Liberal justifications of liberal education are no longer effective. Teachers of humanities need another way of defending what we do. The Renaissance can teach us how argue for the study of old books in a way that upholds the values of a pluralist society. https://t.co/PcXf07SrlJ— Public Discourse (@PublicDiscourse) June 14, 2020
A reminder of the original liberal inspiration behind the "Great Books." If "Great Books" are such because they transmit and explain a particular moral tradition, then separating them from those traditions in order to support a different tradition (liberalism) is to ignore or distort the meaning of those texts. Moreover, one passes on the tradition not merely because it is tradition but because one believes that conveys truths, not because of some liberal pseudo-virtue of "thoughtfulness."
"Thoughtfulness built on the natural desire to know, but cultivated a kind of skepticism that was not purely negative, not driven merely by the desire to tear down received beliefs. It sought to reconstruct our true beliefs on a sounder basis to fulfill the promise of the desire to know by finding truth."
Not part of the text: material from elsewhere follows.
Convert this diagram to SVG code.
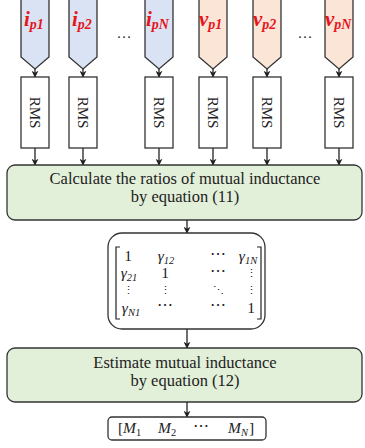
<svg xmlns="http://www.w3.org/2000/svg" width="365" height="448" viewBox="0 0 365 448">
<defs>
<style>
.in-i{fill:#dae3f3;stroke:#333;stroke-width:1.3}
.in-v{fill:#fbe5d6;stroke:#333;stroke-width:1.3}
.rms{fill:#fff;stroke:#333;stroke-width:1.3}
.proc{fill:#e2f0d9;stroke:#333;stroke-width:1.3}
.box{fill:#fff;stroke:#333;stroke-width:1.3}
.lbl{font-family:"Liberation Serif",serif;font-style:italic;font-weight:bold;fill:#e8141c;font-size:21px}
.sub{font-size:14px}
.t{font-family:"Liberation Serif",serif;font-size:16.5px;fill:#222}
.r{font-family:"Liberation Serif",serif;font-size:15px;fill:#222}
.m{font-family:"Liberation Serif",serif;font-size:15.5px;fill:#222}
.d{font-family:"DejaVu Serif",serif;font-size:11px;fill:#222}
.mi{font-style:italic}
.ms{font-size:10.5px}
.con{stroke:#222;stroke-width:1.3;fill:none;marker-end:url(#ah)}
.br{stroke:#222;stroke-width:1.2;fill:none}
</style>
<marker id="ah" viewBox="0 0 10 10" refX="9" refY="5" markerWidth="7" markerHeight="7" markerUnits="userSpaceOnUse" orient="auto">
<path d="M0,0 L10,5 L0,10 L3,5 Z" fill="#222"/>
</marker>
</defs>

<g id="connectors">
<line class="con" x1="35" y1="69" x2="35" y2="77"/>
<line class="con" x1="83" y1="69" x2="83" y2="77"/>
<line class="con" x1="159" y1="69" x2="159" y2="77"/>
<line class="con" x1="213" y1="69" x2="213" y2="77"/>
<line class="con" x1="267" y1="69" x2="267" y2="77"/>
<line class="con" x1="339" y1="69" x2="339" y2="77"/>
<line class="con" x1="35" y1="148" x2="35" y2="165"/>
<line class="con" x1="83" y1="148" x2="83" y2="165"/>
<line class="con" x1="159" y1="148" x2="159" y2="165"/>
<line class="con" x1="213" y1="148" x2="213" y2="165"/>
<line class="con" x1="267" y1="148" x2="267" y2="165"/>
<line class="con" x1="339" y1="148" x2="339" y2="165"/>
<line class="con" x1="187" y1="220" x2="187" y2="233"/>
<line class="con" x1="187" y1="329" x2="187" y2="348"/>
<line class="con" x1="187" y1="402" x2="187" y2="417"/>
</g>

<g id="in-ip1"><polygon class="in-i" points="21,-1 49,-1 49,57 35,69 21,57"/><text class="lbl" x="24" y="26">i<tspan class="sub" dy="3">p1</tspan></text></g>
<g id="in-ip2"><polygon class="in-i" points="69,-1 97,-1 97,57 83,69 69,57"/><text class="lbl" x="72" y="26">i<tspan class="sub" dy="3">p2</tspan></text></g>
<g id="in-ipN"><polygon class="in-i" points="145,-1 173,-1 173,57 159,69 145,57"/><text class="lbl" x="146" y="26">i<tspan class="sub" dy="3">pN</tspan></text></g>
<g id="in-vp1"><polygon class="in-v" points="199,-1 227,-1 227,57 213,69 199,57"/><text class="lbl" x="199" y="26">v<tspan class="sub" dy="3">p1</tspan></text></g>
<g id="in-vp2"><polygon class="in-v" points="253,-1 281,-1 281,57 267,69 253,57"/><text class="lbl" x="253" y="26">v<tspan class="sub" dy="3">p2</tspan></text></g>
<g id="in-vpN"><polygon class="in-v" points="325,-1 353,-1 353,57 339,69 325,57"/><text class="lbl" x="325" y="26">v<tspan class="sub" dy="3">pN</tspan></text></g>

<text class="r" x="124" y="42" text-anchor="middle">···</text>
<text class="r" x="305" y="42" text-anchor="middle">···</text>

<g id="rms1"><rect class="rms" x="21" y="77" width="28" height="71"/><text class="r" transform="translate(30,112.5) rotate(90)" text-anchor="middle">RMS</text></g>
<g id="rms2"><rect class="rms" x="69" y="77" width="28" height="71"/><text class="r" transform="translate(78,112.5) rotate(90)" text-anchor="middle">RMS</text></g>
<g id="rms3"><rect class="rms" x="145" y="77" width="28" height="71"/><text class="r" transform="translate(154,112.5) rotate(90)" text-anchor="middle">RMS</text></g>
<g id="rms4"><rect class="rms" x="199" y="77" width="28" height="71"/><text class="r" transform="translate(208,112.5) rotate(90)" text-anchor="middle">RMS</text></g>
<g id="rms5"><rect class="rms" x="253" y="77" width="28" height="71"/><text class="r" transform="translate(262,112.5) rotate(90)" text-anchor="middle">RMS</text></g>
<g id="rms6"><rect class="rms" x="325" y="77" width="28" height="71"/><text class="r" transform="translate(334,112.5) rotate(90)" text-anchor="middle">RMS</text></g>

<g id="calc-ratios"><rect class="proc" x="7" y="165" width="355" height="55" rx="8"/>
<text class="t" x="185" y="184" text-anchor="middle">Calculate the ratios of mutual inductance</text>
<text class="t" x="185" y="202" text-anchor="middle">by equation (11)</text></g>

<g id="matrix"><rect class="box" x="108" y="233" width="157" height="96" rx="14"/>
<path class="br" d="M120,247 H116 V319 H120"/>
<path class="br" d="M257,247 H261 V319 H257"/>
<g class="m" text-anchor="middle">
<text x="128" y="261">1</text>
<text x="166" y="261" class="mi">γ<tspan class="ms" dy="3">12</tspan></text>
<text x="218" y="259">⋯</text>
<text x="248" y="261" class="mi">γ<tspan class="ms" dy="3">1N</tspan></text>
<text x="129" y="278" class="mi">γ<tspan class="ms" dy="3">21</tspan></text>
<text x="165" y="278">1</text>
<text x="218" y="276">⋯</text>
<text x="218" y="310">⋯</text>
<text x="165" y="310">⋯</text>
<text x="131" y="313" class="mi">γ<tspan class="ms" dy="3">N1</tspan></text>
<text x="251" y="313">1</text>
</g>
<g class="d" text-anchor="middle">
<text x="251" y="277">⋮</text>
<text x="128" y="294">⋮</text>
<text x="165" y="294">⋮</text>
<text x="218" y="294">⋱</text>
<text x="251" y="294">⋮</text>
</g></g>

<g id="estimate"><rect class="proc" x="7" y="348" width="355" height="54" rx="8"/>
<text class="t" x="185" y="368" text-anchor="middle">Estimate mutual inductance</text>
<text class="t" x="185" y="386" text-anchor="middle">by equation (12)</text></g>

<g id="output"><rect class="box" x="108" y="417" width="158" height="23" rx="4"/>
<g class="m">
<text x="118" y="433">[</text>
<text x="123" y="433" class="mi">M<tspan class="ms" dy="3" font-style="normal">1</tspan></text>
<text x="158" y="433" class="mi">M<tspan class="ms" dy="3" font-style="normal">2</tspan></text>
<text x="201" y="431" text-anchor="middle">⋯</text>
<text x="228" y="433" class="mi">M<tspan class="ms" dy="3">N</tspan></text>
<text x="249" y="433">]</text>
</g></g>
</svg>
This sort of moral epistemology is proper to liberalism and rationalism but it is not so for the great classical Greek and Latin moral works, or of the great Christian texts...."
Hankins' attempt to appropriate a justification for a "humanities" education in Renaissance humanism may not conflict with his liberal commitments, but Renaissance humanism, as he characterizes it in his essay, was erroneous in its claims about moral education.
I don't know if Renaissance Humanism was influenced by Platonism in this regard, but the belief that study (of the humanities) alone could produce virtue was wrong. While there may have been serious flaws with later with medieval scholastic education, the main reasons why people remained sinful despite having received a university education lay not with the universities so much as with the Christian paideia (or lack thereof) they had received up to that point.
While some form of higher education may be needed for a few in the future, recovering and preserving an appropriate paideia is even more impotant.